Provided data -
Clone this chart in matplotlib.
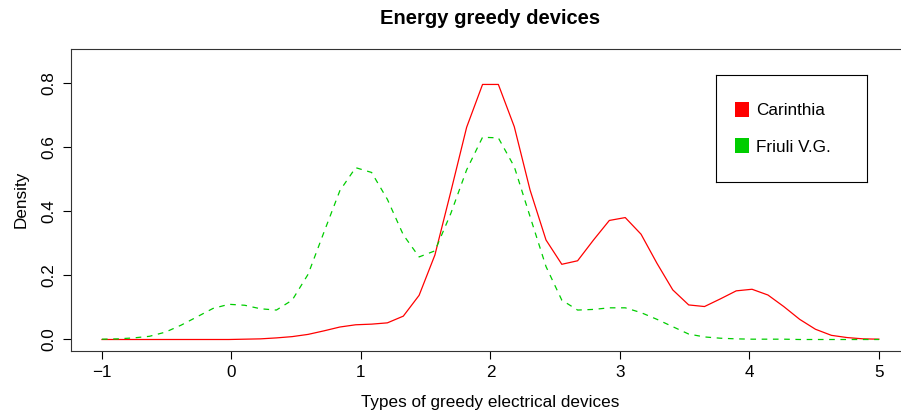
import matplotlib
matplotlib.use("Agg")
import matplotlib.pyplot as plt
from matplotlib.patches import Patch

plt.rcParams["font.family"] = ["Liberation Sans", "DejaVu Sans"]

# grille des abscisses (50 points de -1 a 5)
x_grid = [-1.000, -0.878, -0.755, -0.633, -0.510, -0.388, -0.265, -0.143, -0.020, 0.102,
          0.224, 0.347, 0.469, 0.592, 0.714, 0.837, 0.959, 1.082, 1.204, 1.327,
          1.449, 1.571, 1.694, 1.816, 1.939, 2.061, 2.184, 2.306, 2.429, 2.551,
          2.673, 2.796, 2.918, 3.041, 3.163, 3.286, 3.408, 3.531, 3.653, 3.776,
          3.898, 4.020, 4.143, 4.265, 4.388, 4.510, 4.633, 4.755, 4.878, 5.000]

# densites
carinthia = [0.000, 0.000, 0.000, 0.000, 0.000, 0.000, 0.000, 0.000, 0.000, 0.001,
             0.002, 0.005, 0.009, 0.016, 0.027, 0.039, 0.046, 0.048, 0.052, 0.073,
             0.138, 0.264, 0.462, 0.663, 0.797, 0.797, 0.665, 0.467, 0.311, 0.235,
             0.246, 0.311, 0.372, 0.381, 0.329, 0.238, 0.155, 0.108, 0.103, 0.127,
             0.152, 0.157, 0.139, 0.103, 0.063, 0.032, 0.013, 0.006, 0.002, 0.001]
friuli = [0.001, 0.002, 0.005, 0.010, 0.023, 0.045, 0.071, 0.097, 0.110, 0.107,
          0.096, 0.092, 0.123, 0.204, 0.335, 0.465, 0.537, 0.522, 0.438, 0.327,
          0.258, 0.277, 0.394, 0.530, 0.632, 0.630, 0.540, 0.384, 0.228, 0.123,
          0.092, 0.094, 0.099, 0.099, 0.084, 0.063, 0.040, 0.017, 0.008, 0.004,
          0.002, 0.001, 0.001, 0.001, 0.000, 0.000, 0.000, 0.000, 0.000, 0.000]

x_ticks = [-1, 0, 1, 2, 3, 4, 5]
x_tick_labels = ["\u22121", "0", "1", "2", "3", "4", "5"]
y_ticks = [0.0, 0.2, 0.4, 0.6, 0.8]
y_tick_labels = ["0.0", "0.2", "0.4", "0.6", "0.8"]
series_names = ["Carinthia", "Friuli V.G."]
series_colors = ["#FF0000", "#00CD00"]

FS = 12.3
W, H = 901, 415
fig = plt.figure(figsize=(W / 100, H / 100), dpi=100)
ax = fig.add_axes([70.9 / W, 1 - 350.7 / H, (910 - 70.9) / W, (350.7 - 48.7) / H])

ax.plot(x_grid, carinthia, color=series_colors[0], lw=0.9)
ax.plot(x_grid, friuli, color=series_colors[1], lw=0.9, dashes=(4.5, 4.5))

ax.set_xlim(-1.24, 5.24)
ax.set_ylim(-0.035, 0.9087)
ax.set_xticks(x_ticks)
ax.set_xticklabels(x_tick_labels)
ax.set_yticks(y_ticks)
ax.set_yticklabels(y_tick_labels, rotation=90, va="center")
ax.tick_params(direction="out", length=5.5, width=0.8, labelsize=FS, pad=5)
for s in ax.spines.values():
    s.set_linewidth(0.8)
    s.set_color("#333333")

ax.set_xlabel("Types of greedy electrical devices", fontsize=FS, labelpad=10.5)
ax.set_ylabel("Density", fontsize=FS, labelpad=9)
fig.text(490.5 / W, 1 - 18.5 / H, "Energy greedy devices", ha="center", va="center",
         fontsize=14.5, fontweight="bold")

# boite de legende
leg_ax = fig.add_axes([716 / W, 1 - 181.7 / H, 150.7 / W, 107 / H])
leg_ax.set_xticks([])
leg_ax.set_yticks([])
for s in leg_ax.spines.values():
    s.set_linewidth(0.8)
handles = [Patch(facecolor=c, edgecolor="none") for c in series_colors]
leg_ax.legend(handles, series_names, loc="center left", frameon=False, fontsize=FS,
              handlelength=0.82, handleheight=0.98, handletextpad=0.4,
              labelspacing=1.16, borderaxespad=0.83, borderpad=0.3)

fig.savefig("out.png", dpi=100)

Objective -
Give again, word for word, every line from the top of the data through the line with "4.755, 4.878, 5.000]", both ends included, and exclude the pictures.

Written answer -
Clone this chart in matplotlib.
import matplotlib
matplotlib.use("Agg")
import matplotlib.pyplot as plt
from matplotlib.patches import Patch

plt.rcParams["font.family"] = ["Liberation Sans", "DejaVu Sans"]

# grille des abscisses (50 points de -1 a 5)
x_grid = [-1.000, -0.878, -0.755, -0.633, -0.510, -0.388, -0.265, -0.143, -0.020, 0.102,
          0.224, 0.347, 0.469, 0.592, 0.714, 0.837, 0.959, 1.082, 1.204, 1.327,
          1.449, 1.571, 1.694, 1.816, 1.939, 2.061, 2.184, 2.306, 2.429, 2.551,
          2.673, 2.796, 2.918, 3.041, 3.163, 3.286, 3.408, 3.531, 3.653, 3.776,
          3.898, 4.020, 4.143, 4.265, 4.388, 4.510, 4.633, 4.755, 4.878, 5.000]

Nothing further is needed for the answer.